I have a translatable string in one of my Jinja2 templates:
Project can’t end sooner than it starts
(Note the UTF-8 apostrophe in “can’t”.)
When I extract messages and update my translation files, both the template (.pot
) and translation (.po
) files have the following msgid
:
msgid "Project canât end sooner than it starts"
It seems Babel “translated” the UTF-8 characters as if they were in some kind of 8-bit character set.
My babel.cfg
is a really short one:
[python: **.py]
[jinja2: **/templates/**.html]
extensions=jinja2.ext.autoescape,jinja2.ext.with_,webassets.ext.jinja2.AssetsExtension
Is there a way for Babel to notice the template is already in UTF-8, and not to transalete it from whatever charset it thinks? I can’t see any related option in the help output of pybabel extract --help
nor pybabel extract --help
.
I use Python3 exclusively, for the record.

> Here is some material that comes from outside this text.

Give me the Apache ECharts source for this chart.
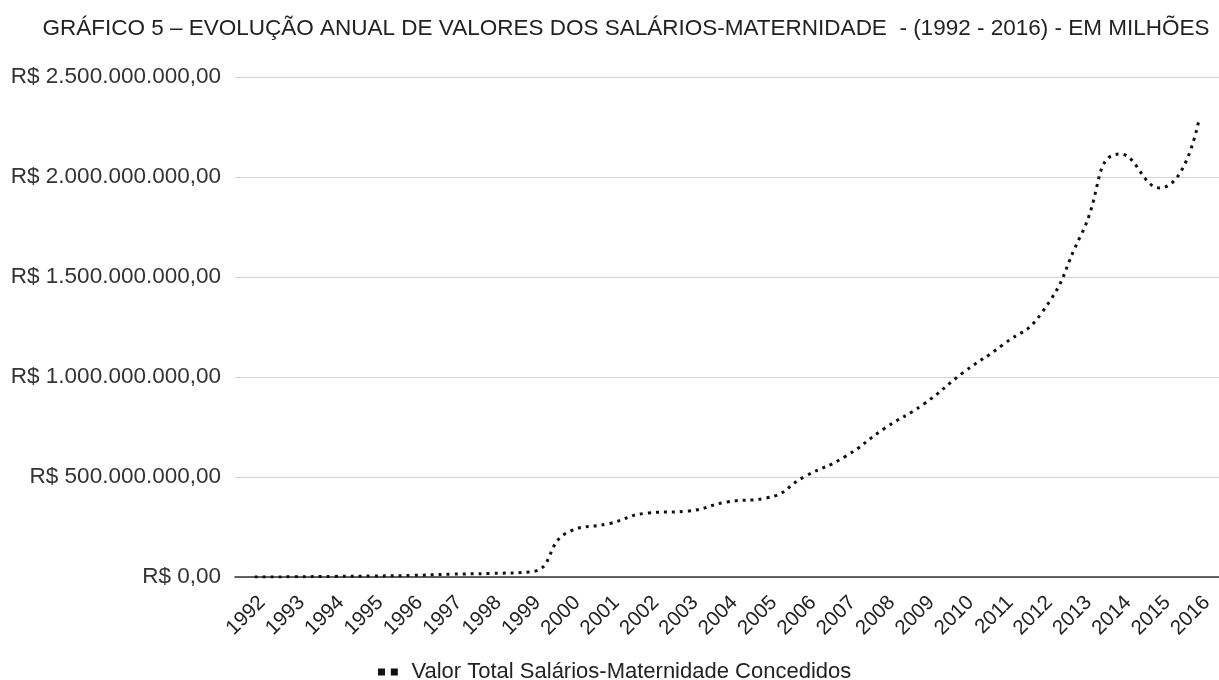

Turns out it is supported out of the box, it’s just seems undocumented. All I had to do is changing the configuration:
[python: **.py]
[jinja2: **/templates/**.html]
encoding=utf-8
extensions=jinja2.ext.autoescape,jinja2.ext.with_,webassets.ext.jinja2.AssetsExtension
The encoding=utf-8
part did its magic, all HTML files are now treated as UTF-8 data.